Key Characteristics:

  • Restricted access: Only authorized users can read or write to the ledger

  • Centralized governance: A single entity manages permissions, updates, and network rules

  • Higher performance: Faster throughput and lower latency due to fewer nodes and alternative consensus mechanisms (such as Practical Byzantine Fault Tolerance or even centralized validation)

  • Data confidentiality: Internal transactions are hidden from the public

  • Trust-based model: Participants trust the controlling organization rather than relying on cryptographic consensus alone

Examples:

  • Hyperledger Fabric – an open-source, enterprise-grade platform (hosted by the Linux Foundation) used for supply chain and identity systems by companies like Walmart

  • R3 Corda – a blockchain platform designed for regulated financial institutions, focusing on secure, private data sharing and contract settlement

Use Cases:

  • Enterprise supply chains – tracking goods and verifying origin in closed industrial ecosystems

  • Internal asset tracking – monitoring and auditing digital assets within a single company

  • Financial settlement between known parties – like interbank transfers where privacy is essential

  • Healthcare record systems – securely managing sensitive patient data with strict access control

🧩 Consortium Blockchains: A Balance of Control

A consortium blockchain is also permissioned, but control is shared between multiple trusted organizations instead of one central authority.
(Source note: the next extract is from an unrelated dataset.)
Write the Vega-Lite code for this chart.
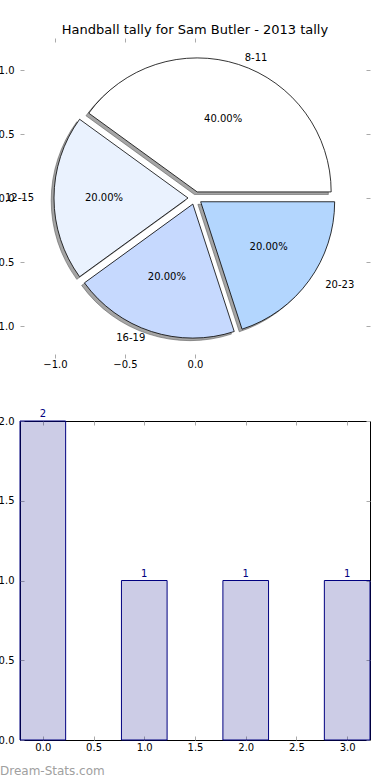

This design balances efficiency with shared governance, making it suitable for industry-wide collaboration while maintaining privacy from external parties.

  • In simple terms: Consortium blockchains are shared by a group of trusted companies. They work together to manage the system. It’s more private than public chains, but less controlled than private ones.

Key Characteristics:

  • Group control: Multiple entities (e.g., banks, logistics firms) jointly manage the network

  • Semi-decentralized: More decentralized than private chains but less than public ones, with governance distributed among consortium members

  • Flexible design: Participants can agree on custom consensus rules and permission structures

  • Improved coordination: Streamlines operations between competitors or partners

  • Selective transparency: Typically transparent within the consortium but opaque to outsiders

Examples:

  • ConsenSys Quorum – an enterprise-focused blockchain platform (originally developed by JPMorgan) used for finance and compliance-sensitive environments

  • Energy Web Chain - consortium for energy sector coordination

Use Cases:

  • Cross-bank settlements – speeding up fund transfers between institutions while preserving compliance

  • Trade finance networks – managing documents and workflows between importers, exporters, and banks

  • Supply chain collaboration – sharing data between multiple companies in a supply chain while maintaining competitive privacy

  • Insurance claims processing – automating trust and verification across insurers and reinsurers

⚖️ Comparison Summary

Feature

Public Blockchain

Private Blockchain

Consortium Blockchain

Access

Open to anyone

Restricted to authorized users

Restricted to consortium members

Governance

Decentralized

Centralized (single entity)

Shared among member organizations

Speed & Scalability

Slower due to consensus overhead

Faster with streamlined consensus

Moderate speed with multi-party consensus

Transparency

Fully transparent to all

Confidential to organization

Transparent within consortium, private externally

Trust Model

Trustless (trust in protocol)

Trust-based (trust in controlling entity)

Partially trust-based (trust among known parties)

Consensus

PoW or PoS with public consensus protocols

Centralized approval or protocols like PBFT

Custom BFT-style consensus among trusted members

Conclusion

Understanding these blockchain types helps developers and organizations choose the right architecture for their goals. While public chains support maximum decentralization and openness, private and consortium chains offer more control, privacy, and efficiency. This makes them particularly suitable for enterprise use cases where regulatory compliance, data privacy, and performance are critical considerations.